Na zona mais negra de uma floresta negra, mesmo
por aí, sobre luzes e correntes aceradas e plutônicas, é possível virar o
vento. Robert Mitchum foi dos que mais pisou, cheirou e se queimou nesses espetros
de naturezas que reagem ao íntimo e à temperatura do homem. Em “Bandido” começa
por ser o típico fanfarrão imperialista e orgulhoso de uma barbárie ganha,
entrando no México de 1916, a ferro e a fogo letal, para entre os habituais
negócios de armas emporcalhados e lançamentos de granadas que jamais fazem
tremer o seu essencial copo de rum, regressar a uma infância que transformará o
seu olhar e apagados horizontes.
De fama feita, esse tal Wilson que é perigoso e
nada confiável ainda mais por misturar os negócios com o prazer, vai olhar por
um acaso uma Lisa que naquele antro passa por uma aparição e o é, de chapéu à
rapariga de baloiço vermelho e fitazinha de orvalho cor-de-rosa pela delgada cintura,
e não será o mesmo. Ela também já não suporta o marido tão sujo como o
pretendente mas que a trata como esposa e não como mulher, e demais a mais, o
hábito já os mumificou. Wilson ou o próprio Mitchum encara-a no momento
seguinte e mostra-lhe a casa dos divórcios. Quanto às diversas facções em jogo,
essa cambulhada de amigos, inimigos e cínicos de toda a raça, vão confluir para
uma mudança impossível como que atraídos por uma beleza estranha de inesperada
no espaço e tempo menos propício. Tipicamente Fleischer por estes anos.

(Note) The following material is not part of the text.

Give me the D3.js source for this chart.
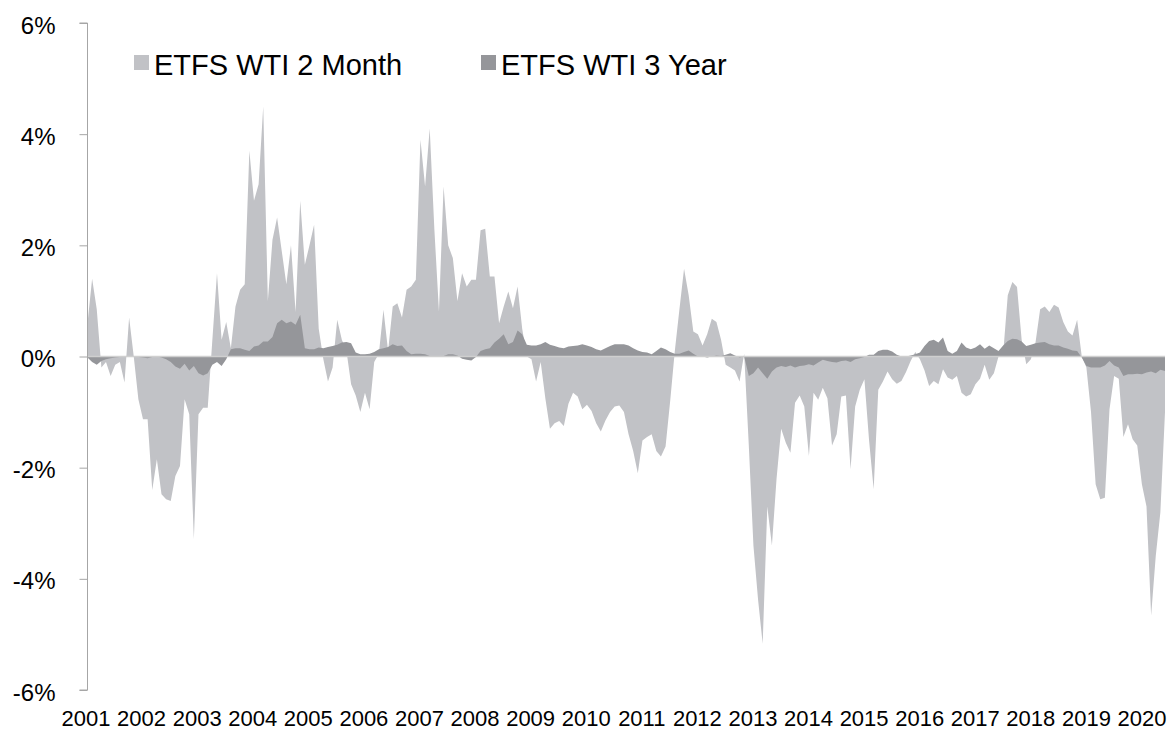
<!DOCTYPE html>
<html>
<head>
<meta charset="utf-8">
<script src="https://cdn.jsdelivr.net/npm/d3@7.9.0/dist/d3.min.js"></script>
<style>
  html, body { margin: 0; padding: 0; background: #fff; }
  svg text { font-family: "Liberation Sans", Arial, sans-serif; fill: #000; }
</style>
</head>
<body>
<svg id="chart" width="1168" height="740"></svg>
<script>
// Monthly values, Jan 2001 onward (percent)
const years = d3.range(2001, 2021);
const yTicks = [-6, -4, -2, 0, 2, 4, 6];
const seriesNames = ['ETFS WTI 2 Month', 'ETFS WTI 3 Year'];

const wti2Month = [
  0.6, 1.4, 0.85, -0.2, -0.1, -0.35, -0.15, -0.1, -0.47, 0.7,
  0.0, -0.77, -1.13, -1.13, -2.4, -1.85, -2.48, -2.57, -2.6, -2.15,
  -1.97, -0.77, -1.04, -3.29, -1.04, -0.92, -0.92, 0.3, 1.5, 0.3,
  0.62, 0.15, 0.9, 1.2, 1.3, 3.7, 2.8, 3.1, 4.5, 1.0,
  2.1, 2.5, 1.9, 1.3, 2.0, 0.8, 2.8, 1.65, 2.0, 2.37,
  0.5, -0.05, -0.45, -0.2, 0.66, 0.3, 0.1, -0.5, -0.7, -1.0,
  -0.65, -0.95, -0.1, 0.05, 0.84, 0.1, 0.9, 0.96, 0.7, 1.2,
  1.26, 1.38, 3.9, 3.06, 4.1, 2.3, 0.81, 3.06, 2.0, 1.77,
  1.0, 1.5, 1.26, 1.38, 1.38, 2.27, 2.3, 1.44, 1.44, 0.6,
  0.9, 1.17, 0.87, 1.26, 0.5, 0.0, -0.05, -0.45, -0.1, -0.75,
  -1.3, -1.2, -1.16, -1.25, -0.85, -0.65, -0.72, -0.95, -0.87, -0.98,
  -1.2, -1.35, -1.15, -1.0, -0.9, -0.88, -1.0, -1.4, -1.7, -2.1,
  -1.51, -1.45, -1.4, -1.7, -1.8, -1.62, -0.8, 0.1, 0.85, 1.58,
  1.1, 0.45, 0.4, 0.2, 0.4, 0.68, 0.62, 0.3, -0.15, -0.2,
  -0.25, -0.45, 0.05, -1.6, -3.4, -4.37, -5.17, -2.7, -3.4, -2.2,
  -1.3, -1.55, -1.73, -0.83, -0.7, -0.9, -1.79, -0.65, -0.78, -0.56,
  -0.75, -1.6, -1.4, -0.72, -0.7, -2.03, -0.9, -0.6, -0.41, -1.5,
  -2.39, -0.6, -0.45, -0.27, -0.41, -0.49, -0.44, -0.28, -0.08, 0.08,
  -0.05, -0.25, -0.53, -0.44, -0.5, -0.23, -0.38, -0.42, -0.35, -0.65,
  -0.72, -0.68, -0.5, -0.4, -0.15, -0.42, -0.3, 0.0, 0.05, 1.1,
  1.34, 1.25, 0.3, -0.14, -0.05, 0.25, 0.85, 0.9, 0.8, 0.93,
  0.88, 0.62, 0.45, 0.38, 0.66, 0.0, -0.2, -1.0, -2.3, -2.57,
  -2.54, -0.95, -0.35, -0.4, -1.45, -1.22, -1.49, -1.6, -2.3, -2.7,
  -4.66, -3.59, -2.8, -1.0
];

const wti3Year = [
  -0.02, -0.1, -0.15, -0.08, -0.05, -0.03, -0.02, -0.01, 0, 0,
  0, -0.01, -0.02, -0.03, -0.01, 0, -0.02, -0.05, -0.1, -0.18,
  -0.22, -0.13, -0.25, -0.17, -0.3, -0.34, -0.3, -0.15, -0.1, -0.17,
  -0.05, 0.13, 0.15, 0.15, 0.12, 0.1, 0.18, 0.2, 0.27, 0.27,
  0.35, 0.6, 0.66, 0.6, 0.63, 0.57, 0.75, 0.15, 0.13, 0.13,
  0.16, 0.15, 0.17, 0.19, 0.21, 0.25, 0.26, 0.24, 0.07, 0.04,
  0.04, 0.05, 0.08, 0.13, 0.15, 0.17, 0.22, 0.19, 0.2, 0.1,
  0.04, 0.05, 0.05, 0.04, 0.01, 0.0, 0.0, 0.01, 0.04, 0.04,
  0.02, -0.04, -0.06, -0.07, -0.01, 0.1, 0.13, 0.15, 0.25, 0.32,
  0.4, 0.22, 0.26, 0.47, 0.4, 0.21, 0.2, 0.2, 0.22, 0.26,
  0.21, 0.19, 0.16, 0.15, 0.18, 0.19, 0.2, 0.22, 0.2, 0.17,
  0.13, 0.11, 0.15, 0.19, 0.22, 0.22, 0.22, 0.2, 0.15, 0.11,
  0.08, 0.07, 0.04, 0.1, 0.16, 0.13, 0.08, 0.05, 0.05, 0.08,
  0.11, 0.05, 0.0, 0.0, -0.02, 0.0, 0.02, 0.01, 0.03, 0.06,
  0.02, -0.02, 0.0, -0.35, -0.3, -0.2, -0.3, -0.4, -0.27, -0.2,
  -0.17, -0.19, -0.16, -0.2, -0.17, -0.16, -0.14, -0.16, -0.11, -0.06,
  -0.08, -0.1, -0.11, -0.08, -0.07, -0.1, -0.05, -0.03, -0.01, 0.03,
  0.03, 0.1, 0.12, 0.12, 0.09, 0.03, 0.0, 0.0, 0.02, 0.04,
  0.07, 0.19, 0.28, 0.3, 0.25, 0.34, 0.1, 0.05, 0.1, 0.25,
  0.16, 0.13, 0.16, 0.22, 0.14, 0.2, 0.15, 0.1, 0.2, 0.28,
  0.32, 0.31, 0.27, 0.19, 0.21, 0.24, 0.25, 0.26, 0.22, 0.2,
  0.2, 0.16, 0.14, 0.11, 0.1, -0.02, -0.17, -0.2, -0.2, -0.2,
  -0.16, -0.08, -0.16, -0.2, -0.35, -0.32, -0.32, -0.31, -0.32, -0.29,
  -0.27, -0.3, -0.24, -0.26
];

const colors = ['#c1c2c6', '#95969a'];

const svg = d3.select('#chart');

// month index -> pixel
const x = d3.scaleLinear().domain([0, wti2Month.length - 1]).range([87.5, 1165]);
const y = d3.scaleLinear().domain([-6, 6]).range([690, 23]);
// year labels sit on their own point scale
const xLabel = d3.scalePoint().domain(years).range([86, 1142]);

const area = d3.area()
  .x((d, i) => x(i))
  .y0(y(0))
  .y1(d => y(d));

[wti2Month, wti3Year].forEach((vals, k) => {
  svg.append('path')
    .attr('d', area(vals))
    .attr('fill', colors[k]);
});

// zero line drawn over the areas
svg.append('line')
  .attr('x1', x(0)).attr('x2', x(wti2Month.length - 1))
  .attr('y1', y(0)).attr('y2', y(0))
  .attr('stroke', '#cfcfcf')
  .attr('stroke-width', 1.5);

// y axis
const yAxis = svg.append('g')
  .attr('transform', 'translate(87.5,0)')
  .call(d3.axisLeft(y).tickValues(yTicks).tickSize(8).tickPadding(24)
    .tickFormat(d => d + '%'));
yAxis.select('.domain').attr('stroke', '#a6a6a6').attr('d', `M-8,${y(6)}H0V${y(-6)}H-8`);
yAxis.selectAll('.tick line').attr('stroke', '#a6a6a6');
yAxis.selectAll('.tick text')
  .style('font-family', '"Liberation Sans", Arial, sans-serif')
  .style('font-size', '24px')
  .attr('dy', '0.42em')
  .attr('fill', '#000');

// x labels
svg.append('g').selectAll('text')
  .data(years)
  .join('text')
  .attr('x', d => xLabel(d))
  .attr('y', 726)
  .attr('text-anchor', 'middle')
  .style('font-size', '22px')
  .text(d => d);

// legend
const legendX = [134, 481];
const legend = svg.append('g').selectAll('g')
  .data(seriesNames)
  .join('g')
  .attr('transform', (d, i) => `translate(${legendX[i]},55)`);
legend.append('rect')
  .attr('width', 15).attr('height', 15)
  .attr('fill', (d, i) => colors[i]);
legend.append('text')
  .attr('x', 20).attr('y', 19.5)
  .style('font-size', '29px')
  .text(d => d);
</script>
</body>
</html>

Não é um Western como não é imagem histórica ou
denunciante de qualquer género. É uma progressão fabulesca que deixa a pérfida
e o horror para nesse caminho subterrado apanhar o milagre inusitado, e mudar
da fumaça e preta labareda inicial para outro tipo de brilho, alvo e luminoso
como os rostos do par que se encontrou no Dantesco caldeirão, entre cordas nas
gargantas e covas já nomeadas. Uma cura, uma missa ou um exorcismo, sei lá onde
estamos às vezes…, que alastra ao filme desde o primeiro plano agreste e
chamuscado a fazer lembrar os planos agrestes e chamuscados do Mexicano Hugo
Fregonese, para se transformar numa ode aventureira mesmo que debaixo de pólvora
à maneira de Raoul Walsh ou De Mille ou então para cavalgar mais…lembrei-me do
inimitável “One-Eyed Jacks” do cineasta Marlon Brando, e não só pelas ondas
transbordantes e os brancos maculados por brancos. De tabernas manhosas e
hotéis corrompidos como generais ou mercadores dali, para pântanos luzentes,
lagoas magicadas, praias-fronteira Rimbaunianas e pertenças de amor caligrafadas.
Por entre balázios e canhões de todas as espécies, temos sempre a certeza que
aqueles seres que divindades ou insondados de outra ordem decidiu acolher, não
sofrerão danos de maior que não corações partidos, sufocares a contrarrelógio,
corares de primeiro encontro.
Que bailado inaugural aquele da câmara em
sequência para trás e para a frente que nunca é virtuosismo mas antes confina
toda a ambiência e motivação. Num scope que jamais pensou no inimigo televisão
que lhe reduziria e humilharia as escalas. Ou em operações cosméticas que
limpassem o que aqui é carnagem orgânica e convulsa, anti pixels, escorreres labiais
e camufladas libidos jactantes à tela. Onde o meio corpo de Mitchum é do
tamanho de uma selva ou de um arranha-céus de hoje, onde uma majestosa igreja como
qualquer barroquíssima ogiva sensual tão imensa e sensual como o desejante
clamor de vida e prazer da enrubescida e renascida bela. Tudo o resto que pretenda
manchar aquelas primaveras, ressurreições e expressão puramente liberta da
forma, vai directamente para os trilhos do desprezo, de proeminência e idade contrária
ao sangue vital que explode em cores e sons.